#### Listed entries:
Start
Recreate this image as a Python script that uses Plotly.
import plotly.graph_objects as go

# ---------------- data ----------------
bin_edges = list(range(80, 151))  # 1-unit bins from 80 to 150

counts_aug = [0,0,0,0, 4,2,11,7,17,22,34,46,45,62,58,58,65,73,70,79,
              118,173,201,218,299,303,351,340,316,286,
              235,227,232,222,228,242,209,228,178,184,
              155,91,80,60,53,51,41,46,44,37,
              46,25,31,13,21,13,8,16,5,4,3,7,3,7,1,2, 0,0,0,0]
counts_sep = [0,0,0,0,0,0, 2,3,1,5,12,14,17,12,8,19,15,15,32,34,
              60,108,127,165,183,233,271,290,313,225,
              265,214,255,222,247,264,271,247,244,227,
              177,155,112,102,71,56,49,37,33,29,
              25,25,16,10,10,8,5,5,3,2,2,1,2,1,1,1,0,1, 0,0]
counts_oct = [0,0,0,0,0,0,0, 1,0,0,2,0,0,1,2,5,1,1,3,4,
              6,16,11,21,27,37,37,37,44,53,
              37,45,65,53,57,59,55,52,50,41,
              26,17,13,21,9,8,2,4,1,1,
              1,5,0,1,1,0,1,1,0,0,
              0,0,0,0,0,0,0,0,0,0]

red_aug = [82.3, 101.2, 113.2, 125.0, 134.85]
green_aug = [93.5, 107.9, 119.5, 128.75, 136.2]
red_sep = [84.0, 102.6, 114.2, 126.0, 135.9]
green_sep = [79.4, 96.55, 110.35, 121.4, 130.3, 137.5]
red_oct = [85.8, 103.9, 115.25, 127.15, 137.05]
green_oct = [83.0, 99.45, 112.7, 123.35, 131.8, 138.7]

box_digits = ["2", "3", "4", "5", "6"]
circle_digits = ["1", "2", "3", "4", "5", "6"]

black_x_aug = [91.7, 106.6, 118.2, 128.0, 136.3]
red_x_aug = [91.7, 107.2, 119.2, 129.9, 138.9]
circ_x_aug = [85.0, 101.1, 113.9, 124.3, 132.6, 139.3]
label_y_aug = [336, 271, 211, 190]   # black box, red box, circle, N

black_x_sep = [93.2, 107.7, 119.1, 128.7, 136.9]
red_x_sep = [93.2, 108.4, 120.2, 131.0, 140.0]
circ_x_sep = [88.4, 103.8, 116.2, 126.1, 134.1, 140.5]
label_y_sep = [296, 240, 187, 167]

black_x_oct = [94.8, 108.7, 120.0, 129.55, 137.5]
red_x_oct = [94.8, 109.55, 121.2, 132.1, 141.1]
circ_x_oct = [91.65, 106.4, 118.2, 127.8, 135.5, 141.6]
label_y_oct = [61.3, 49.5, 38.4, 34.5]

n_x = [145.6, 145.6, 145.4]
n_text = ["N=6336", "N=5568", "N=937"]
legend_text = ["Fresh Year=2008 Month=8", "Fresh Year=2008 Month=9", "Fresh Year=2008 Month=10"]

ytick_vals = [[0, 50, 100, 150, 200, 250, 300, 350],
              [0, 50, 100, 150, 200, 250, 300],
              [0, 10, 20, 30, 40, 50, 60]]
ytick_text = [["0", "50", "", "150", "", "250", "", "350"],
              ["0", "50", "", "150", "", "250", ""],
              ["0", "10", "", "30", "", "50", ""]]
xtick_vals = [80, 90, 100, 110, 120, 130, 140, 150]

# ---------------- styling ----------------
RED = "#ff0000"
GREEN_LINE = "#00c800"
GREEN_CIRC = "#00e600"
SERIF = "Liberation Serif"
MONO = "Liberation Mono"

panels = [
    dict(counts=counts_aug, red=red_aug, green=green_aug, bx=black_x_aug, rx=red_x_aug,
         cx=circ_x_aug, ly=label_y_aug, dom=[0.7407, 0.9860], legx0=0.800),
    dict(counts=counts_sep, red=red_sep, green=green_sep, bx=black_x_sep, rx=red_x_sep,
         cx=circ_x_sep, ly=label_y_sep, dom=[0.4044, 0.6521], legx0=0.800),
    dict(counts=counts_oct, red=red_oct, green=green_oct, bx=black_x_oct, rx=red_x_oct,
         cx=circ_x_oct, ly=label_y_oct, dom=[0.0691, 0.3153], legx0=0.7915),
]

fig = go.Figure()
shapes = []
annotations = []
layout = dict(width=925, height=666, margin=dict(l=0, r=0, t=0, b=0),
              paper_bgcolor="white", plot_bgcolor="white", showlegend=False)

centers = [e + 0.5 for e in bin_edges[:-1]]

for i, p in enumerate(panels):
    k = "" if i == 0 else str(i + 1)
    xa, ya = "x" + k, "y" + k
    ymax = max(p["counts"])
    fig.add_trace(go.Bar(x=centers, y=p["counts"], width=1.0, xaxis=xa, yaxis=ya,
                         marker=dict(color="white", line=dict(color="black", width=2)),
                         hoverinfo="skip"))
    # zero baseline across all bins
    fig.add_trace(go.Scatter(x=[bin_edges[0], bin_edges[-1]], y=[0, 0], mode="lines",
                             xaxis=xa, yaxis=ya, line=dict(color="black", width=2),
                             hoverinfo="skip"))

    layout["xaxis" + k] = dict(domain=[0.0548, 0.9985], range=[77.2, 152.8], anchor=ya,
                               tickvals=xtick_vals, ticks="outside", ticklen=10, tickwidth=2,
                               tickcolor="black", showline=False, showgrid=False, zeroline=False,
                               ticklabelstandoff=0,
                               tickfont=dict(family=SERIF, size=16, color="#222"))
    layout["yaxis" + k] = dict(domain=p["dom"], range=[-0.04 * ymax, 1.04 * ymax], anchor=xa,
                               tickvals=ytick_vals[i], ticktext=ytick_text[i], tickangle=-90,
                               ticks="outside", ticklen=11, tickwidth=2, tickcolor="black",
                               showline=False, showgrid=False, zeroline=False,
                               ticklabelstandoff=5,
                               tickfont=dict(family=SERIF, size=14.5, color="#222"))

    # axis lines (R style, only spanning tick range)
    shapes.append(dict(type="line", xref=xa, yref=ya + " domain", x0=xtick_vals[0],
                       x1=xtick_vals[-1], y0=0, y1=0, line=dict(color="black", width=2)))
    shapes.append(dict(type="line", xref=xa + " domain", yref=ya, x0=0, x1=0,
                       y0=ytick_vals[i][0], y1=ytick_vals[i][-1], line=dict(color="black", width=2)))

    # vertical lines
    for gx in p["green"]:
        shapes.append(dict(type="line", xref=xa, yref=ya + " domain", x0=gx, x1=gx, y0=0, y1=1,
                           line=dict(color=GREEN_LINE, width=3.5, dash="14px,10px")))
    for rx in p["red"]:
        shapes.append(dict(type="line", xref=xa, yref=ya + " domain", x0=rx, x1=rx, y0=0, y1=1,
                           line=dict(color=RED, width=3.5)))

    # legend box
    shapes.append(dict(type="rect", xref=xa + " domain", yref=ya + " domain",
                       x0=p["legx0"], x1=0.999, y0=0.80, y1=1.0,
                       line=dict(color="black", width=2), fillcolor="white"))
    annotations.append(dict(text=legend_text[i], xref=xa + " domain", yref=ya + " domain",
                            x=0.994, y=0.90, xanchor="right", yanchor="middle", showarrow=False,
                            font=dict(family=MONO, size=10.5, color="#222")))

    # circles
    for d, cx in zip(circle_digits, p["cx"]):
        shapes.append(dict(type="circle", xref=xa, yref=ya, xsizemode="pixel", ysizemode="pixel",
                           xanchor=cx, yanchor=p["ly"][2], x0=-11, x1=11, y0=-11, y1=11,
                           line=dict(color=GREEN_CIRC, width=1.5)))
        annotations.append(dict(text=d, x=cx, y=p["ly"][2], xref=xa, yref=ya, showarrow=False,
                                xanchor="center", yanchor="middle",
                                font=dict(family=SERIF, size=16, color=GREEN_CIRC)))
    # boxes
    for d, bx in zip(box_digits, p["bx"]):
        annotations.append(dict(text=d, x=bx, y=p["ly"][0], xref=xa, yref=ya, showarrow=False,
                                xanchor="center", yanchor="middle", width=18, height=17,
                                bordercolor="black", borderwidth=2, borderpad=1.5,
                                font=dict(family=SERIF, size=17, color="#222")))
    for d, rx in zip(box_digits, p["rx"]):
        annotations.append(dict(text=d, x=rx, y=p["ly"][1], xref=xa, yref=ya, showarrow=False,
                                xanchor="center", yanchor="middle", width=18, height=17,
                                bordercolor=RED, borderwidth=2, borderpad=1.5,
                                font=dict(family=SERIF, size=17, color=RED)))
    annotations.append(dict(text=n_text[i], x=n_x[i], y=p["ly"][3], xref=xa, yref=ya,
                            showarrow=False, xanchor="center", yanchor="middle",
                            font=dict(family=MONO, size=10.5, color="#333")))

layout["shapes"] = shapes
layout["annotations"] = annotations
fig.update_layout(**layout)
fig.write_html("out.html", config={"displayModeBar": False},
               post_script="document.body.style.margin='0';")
End
Start
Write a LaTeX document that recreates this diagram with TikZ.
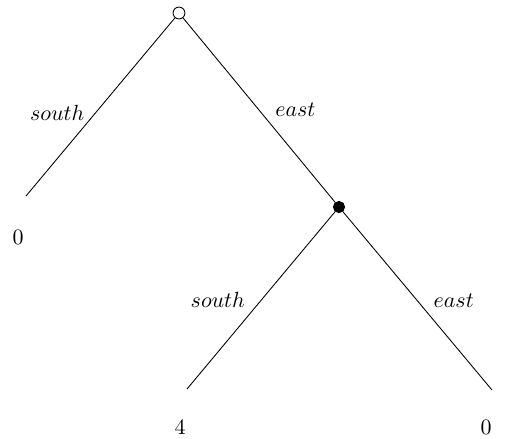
End
#### Set task:
Will you return exactly the lines above from the one with "Recreate this image" down to the one with "label_y_sep = [296, 240, 187, 167]", counting both as part of the range?

#### Expected answer:
Recreate this image as a Python script that uses Plotly.
import plotly.graph_objects as go

# ---------------- data ----------------
bin_edges = list(range(80, 151))  # 1-unit bins from 80 to 150

counts_aug = [0,0,0,0, 4,2,11,7,17,22,34,46,45,62,58,58,65,73,70,79,
              118,173,201,218,299,303,351,340,316,286,
              235,227,232,222,228,242,209,228,178,184,
              155,91,80,60,53,51,41,46,44,37,
              46,25,31,13,21,13,8,16,5,4,3,7,3,7,1,2, 0,0,0,0]
counts_sep = [0,0,0,0,0,0, 2,3,1,5,12,14,17,12,8,19,15,15,32,34,
              60,108,127,165,183,233,271,290,313,225,
              265,214,255,222,247,264,271,247,244,227,
              177,155,112,102,71,56,49,37,33,29,
              25,25,16,10,10,8,5,5,3,2,2,1,2,1,1,1,0,1, 0,0]
counts_oct = [0,0,0,0,0,0,0, 1,0,0,2,0,0,1,2,5,1,1,3,4,
              6,16,11,21,27,37,37,37,44,53,
              37,45,65,53,57,59,55,52,50,41,
              26,17,13,21,9,8,2,4,1,1,
              1,5,0,1,1,0,1,1,0,0,
              0,0,0,0,0,0,0,0,0,0]

red_aug = [82.3, 101.2, 113.2, 125.0, 134.85]
green_aug = [93.5, 107.9, 119.5, 128.75, 136.2]
red_sep = [84.0, 102.6, 114.2, 126.0, 135.9]
green_sep = [79.4, 96.55, 110.35, 121.4, 130.3, 137.5]
red_oct = [85.8, 103.9, 115.25, 127.15, 137.05]
green_oct = [83.0, 99.45, 112.7, 123.35, 131.8, 138.7]

box_digits = ["2", "3", "4", "5", "6"]
circle_digits = ["1", "2", "3", "4", "5", "6"]

black_x_aug = [91.7, 106.6, 118.2, 128.0, 136.3]
red_x_aug = [91.7, 107.2, 119.2, 129.9, 138.9]
circ_x_aug = [85.0, 101.1, 113.9, 124.3, 132.6, 139.3]
label_y_aug = [336, 271, 211, 190]   # black box, red box, circle, N

black_x_sep = [93.2, 107.7, 119.1, 128.7, 136.9]
red_x_sep = [93.2, 108.4, 120.2, 131.0, 140.0]
circ_x_sep = [88.4, 103.8, 116.2, 126.1, 134.1, 140.5]
label_y_sep = [296, 240, 187, 167]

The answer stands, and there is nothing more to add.